In the good ol’ days of driving, cars were as much a novelty as they were a means of transportation. Owning a car was a sign of status. If you could afford a clunker that went a little over 30 mph, then you were a high roller. And when the auto industry started upping the ante on horsepower, cars became a science experiment. How fast can we make them? How sleek can they be without being too sleek? These questions were raised and we answered each one with a “yes, we can make them faster and yes, we will make them sleeker”. Then, at some point, cars stopped being a sign of status. And they stopped being a neat science experiment.

Naturally, I’m talking about today’s cars.

With a decent enough credit score and a monthly payment that can be paid off in 30 years, Joe Smith down the street can afford a $25,000 sports car just like anybody else. And what’s more, that car will have enough giddy up to compete with just about every other car on the road.

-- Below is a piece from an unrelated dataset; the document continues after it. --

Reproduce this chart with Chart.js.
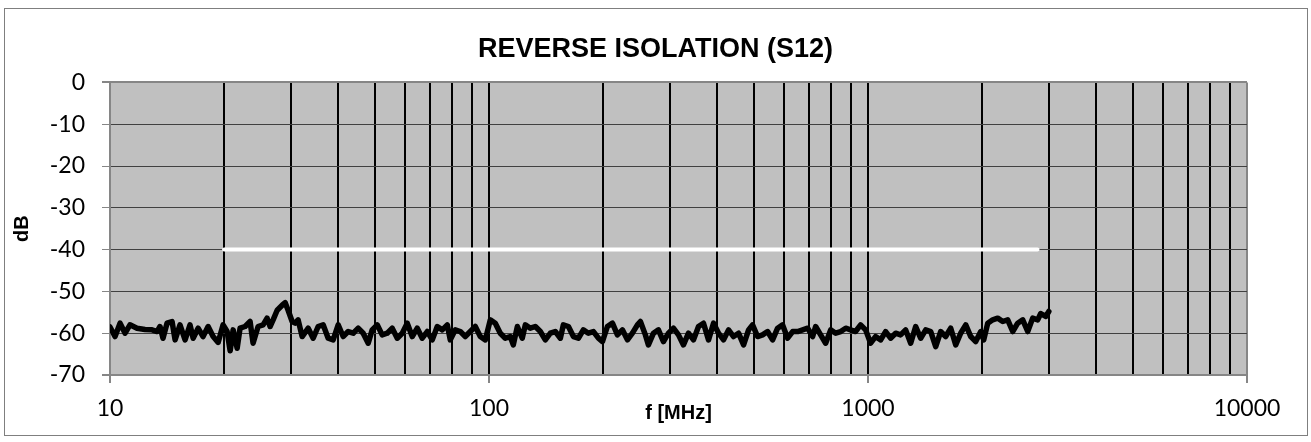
<!DOCTYPE html>
<html>
<head>
<meta charset="utf-8">
<script src="https://cdn.jsdelivr.net/npm/chart.js@4.4.0/dist/chart.umd.min.js"></script>
<style>
  html, body { margin: 0; padding: 0; background: #fff; }
  canvas { display: block; }
</style>
</head>
<body>
<canvas id="s12Chart" width="1311" height="442"></canvas>
<script>
// measured sweep, frequency in MHz
const freqMHz = [
  10, 10.31, 10.63, 10.96, 11.29, 11.78, 12.37, 12.91, 13.31, 13.55,
  13.80, 14.14, 14.58, 14.85, 15.30, 15.78, 16.26, 16.57, 17.08, 17.60,
  18.15, 18.71, 19.29, 19.88, 20.37, 20.75, 21.13, 21.65, 22.04, 22.72,
  23.42, 23.85, 24.59, 25.35, 25.97, 26.45, 26.94, 27.61, 28.46, 28.99,
  29.51, 30.24, 30.80, 31.36, 32.14, 33.34, 34.36, 35.42, 36.51, 37.64,
  38.80, 40.00, 41.23, 42.50, 43.82, 45.17, 46.56, 48.00, 49.18, 50.70,
  52.26, 53.88, 55.54, 57.27, 59.03, 60.85, 62.73, 64.67, 66.66, 68.72,
  70.84, 73.03, 75.28, 77.61, 79.04, 81.47, 83.99, 86.58, 89.25, 92.01,
  94.84, 97.77, 100.8, 103.9, 107.1, 110.4, 113.8, 115.9, 118.8, 122.4,
  124.7, 128.5, 132.5, 136.6, 140.8, 145.2, 149.6, 154.3, 157.1, 162.0,
  167.0, 172.1, 177.4, 182.9, 188.6, 194.4, 199.2, 205.3, 211.7, 218.2,
  224.9, 231.9, 239.0, 246.4, 250.9, 258.6, 263.4, 271.6, 279.9, 288.6,
  297.5, 306.7, 316.2, 325.9, 336.0, 346.4, 357.1, 368.1, 379.5, 391.2,
  403.3, 415.8, 428.6, 441.8, 455.5, 469.6, 484.1, 495.9, 511.2, 527.0,
  543.3, 560.1, 577.4, 595.2, 613.6, 632.6, 652.1, 672.3, 693.0, 714.4,
  727.5, 750.0, 773.2, 797.1, 821.7, 847.1, 873.3, 899.5, 927.2, 956.1,
  985.6, 1016, 1047, 1080, 1113, 1147, 1183, 1219, 1257, 1296,
  1336, 1377, 1420, 1464, 1509, 1555, 1603, 1653, 1704, 1756,
  1811, 1867, 1924, 1984, 2020, 2070, 2133, 2199, 2267, 2337,
  2409, 2483, 2560, 2639, 2720, 2804, 2856, 2944, 3000
];
const s12dB = [
  -58.5, -60.8, -57.6, -60, -58, -58.8, -59.1, -59.2, -59.6, -58.4,
  -61.2, -57.6, -57.2, -61.6, -58, -61.6, -58, -61.2, -58.8, -60.8,
  -58.4, -60.8, -62.2, -58, -59.6, -64.2, -59.2, -63.6, -58.8, -58.4,
  -57.2, -62.4, -58.4, -58, -56.4, -58.4, -56.8, -54.5, -53.3, -52.7,
  -54.5, -57.2, -57.6, -56.8, -60.8, -58.8, -61.2, -58.4, -58, -61.2,
  -61.6, -58, -60.8, -59.6, -60, -58.8, -60, -62.4, -59.2, -58,
  -60.4, -60, -58.8, -61.2, -60, -57.6, -60.8, -58.8, -61.2, -59.6,
  -61.6, -58.4, -59.2, -58, -61.6, -59.2, -59.6, -60.8, -59.6, -58.4,
  -60.8, -61.6, -56.8, -57.6, -60, -61.2, -60.8, -62.8, -58.4, -61.2,
  -58, -58.8, -58.4, -59.6, -61.6, -60, -59.6, -61.2, -58, -58.4,
  -60.8, -61.2, -59.2, -60, -59.6, -61.2, -62, -58.4, -57.6, -60.4,
  -59.2, -61.6, -60, -58, -57.2, -60.4, -62.8, -60, -59.2, -62,
  -60, -58.8, -60.4, -62.8, -60, -61.6, -58.4, -57.6, -61.6, -57.6,
  -60, -61.6, -59.2, -60.8, -60, -62.8, -59.2, -58, -60.8, -60.4,
  -59.6, -61.6, -58.8, -58, -61.2, -59.6, -59.6, -59.2, -58.8, -60.8,
  -58.4, -60.4, -62.4, -59.2, -60, -59.6, -58.8, -59.2, -59.6, -58,
  -59.2, -62.4, -60.8, -61.6, -59.6, -61.2, -60, -60.4, -59.2, -62.4,
  -58.4, -61.2, -59.2, -59.6, -63.2, -59.6, -60.8, -58.8, -62.8, -60,
  -58, -60.8, -62, -59.6, -61.6, -57.6, -56.8, -56.4, -57.2, -56.8,
  -59.6, -57.6, -56.8, -59.6, -56.4, -56.8, -55.3, -56, -54.8
];
// white limit line
const limitMHz = [20, 2800];
const limitdB = [-40, -40];

const yTicks = [0, -10, -20, -30, -40, -50, -60, -70];
const xTickLabels = [10, 100, 1000, 10000];
const gridSteps = [1, 2, 3, 4, 5, 6, 7, 8, 9];

const edgeGray = "#868686";

const frame = {
  id: "frame",
  afterLayout(chart) {
    // centre the title on the whole canvas, not on the padded box
    if (chart.titleBlock) {
      chart.titleBlock.left = 0;
      chart.titleBlock.right = chart.width;
    }
  },
  beforeDraw(chart) {
    const ctx = chart.ctx;
    const a = chart.chartArea;
    ctx.save();
    ctx.fillStyle = "#ffffff";
    ctx.fillRect(0, 0, chart.width, chart.height);
    ctx.strokeStyle = "#7f7f7f";
    ctx.lineWidth = 1;
    ctx.strokeRect(4.5, 8.5, 1303, 427);
    ctx.fillStyle = "#c0c0c0";
    ctx.fillRect(a.left, a.top, a.right - a.left, a.bottom - a.top);
    ctx.restore();
  }
};

function isDecade(v) {
  return xTickLabels.indexOf(Math.round(v)) >= 0;
}

document.addEventListener("DOMContentLoaded", function() {
  const ctx = document.getElementById("s12Chart").getContext("2d");
  new Chart(ctx, {
    type: "scatter",
    data: {
      datasets: [{
        data: limitMHz.map((f, i) => ({ x: f, y: limitdB[i] })),
        showLine: true,
        borderColor: "#ffffff",
        borderWidth: 4,
        pointRadius: 0,
        borderCapStyle: "round"
      }, {
        data: freqMHz.map((f, i) => ({ x: f, y: s12dB[i] })),
        showLine: true,
        borderColor: "#000000",
        borderWidth: 5.5,
        pointRadius: 0,
        tension: 0,
        borderJoinStyle: "round",
        borderCapStyle: "round"
      }]
    },
    plugins: [frame],
    options: {
      responsive: false,
      animation: false,
      devicePixelRatio: 1,
      layout: { padding: { left: 4, right: 64, top: 0, bottom: 12 } },
      plugins: {
        legend: { display: false },
        tooltip: { enabled: false },
        title: {
          display: true,
          text: "REVERSE ISOLATION (S12)",
          color: "#000",
          font: { family: "'Liberation Sans', Arial", size: 27, weight: "bold" },
          padding: { top: 33, bottom: 17 }
        }
      },
      scales: {
        x: {
          type: "logarithmic",
          min: 10,
          max: 10000,
          afterFit(scale) { scale.height = 55; },
          afterBuildTicks(scale) {
            const t = [];
            xTickLabels.forEach(d => {
              gridSteps.forEach(s => {
                if (d * s <= 10000) t.push({ value: d * s });
              });
            });
            scale.ticks = t;
          },
          border: { display: true, color: edgeGray, width: 2 },
          grid: {
            color: c => (c.tick && (Math.round(c.tick.value) === 10 || Math.round(c.tick.value) === 10000)) ? edgeGray : "#000000",
            lineWidth: 2,
            tickLength: 8,
            tickColor: c => (c.tick && isDecade(c.tick.value)) ? edgeGray : "rgba(0,0,0,0)"
          },
          ticks: {
            autoSkip: false,
            maxRotation: 0,
            padding: 12,
            color: "#000",
            font: { family: "Lato", size: 23 },
            callback: v => isDecade(v) ? String(Math.round(v)) : ""
          },
          title: {
            display: true,
            text: "f [MHz]",
            color: "#000",
            font: { family: "'Liberation Sans', Arial", size: 20, weight: "bold" },
            padding: { top: 0, bottom: 5 }
          }
        },
        y: {
          min: -70,
          max: 0,
          afterFit(scale) { scale.width = 106; },
          afterBuildTicks(scale) { scale.ticks = yTicks.map(v => ({ value: v })); },
          border: { display: true, color: edgeGray, width: 2 },
          grid: {
            color: c => (c.tick && (c.tick.value === 0 || c.tick.value === -70)) ? edgeGray : "#404040",
            lineWidth: c => (c.tick && (c.tick.value === 0 || c.tick.value === -70)) ? 2 : 1,
            tickLength: 8,
            tickColor: edgeGray
          },
          ticks: {
            padding: 17,
            color: "#000",
            font: { family: "Lato", size: 23 }
          },
          title: {
            display: true,
            text: "dB",
            color: "#000",
            font: { family: "'Liberation Sans', Arial", size: 20, weight: "bold" },
            padding: { top: 6, bottom: 0 }
          }
        }
      }
    }
  });
});
</script>
</body>
</html>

So where’s the fun in that? Suddenly, I’m upset by this debacle. I thought we were supposed to have some diversity out there among the masses, weren’t we? And speaking of diverse selection, have you seen the 2013 models vs. their 2012 counterparts? Aside from a few changes in headlights, I don’t see much difference. So why would I buy the 2013 model if the 2012 is pretty much the same thing? Bleh, now I’m just irritated.

Well, wait a second here. I find myself unusually perturbed right now. Why is that? Am I ticked off at cars in general? Is that my issue? Is the guy behind me not really angry with my driving, he’s merely upset that his car is as generic as mine? Hmm. Could be, I suppose. Perhaps that’s our problem nowadays – everything is too much the same. Or maybe our isolation in the car keeps us from remembering that yes, there are actual people driving and sharing the road with us out there. They’re not robots or some scourge of the Earth meant to make us late to that meeting we didn’t properly prepare for. No, these are actual people. And if we are never to know these people, then why bother with caring about who’s behind the wheel in the first place? I suppose that may make the most sense of out anything in this rant.

Or maybe not. I guess that’s just another thing to ponder as you’re out traversing the highways. But if you could (and I know some people will do the opposite just to spite me), please try to stay back a few feet if you can. I promise you that the light will turn green, I will begin moving forward, and wherever it is that you are going – I promise that it’ll still be there when you get there.

And if it isn’t there, then I’m sorry. I have no other words than to take the bus if you’re so worried about being on time. Maybe you’ll meet someone interesting on the way there. Just saying.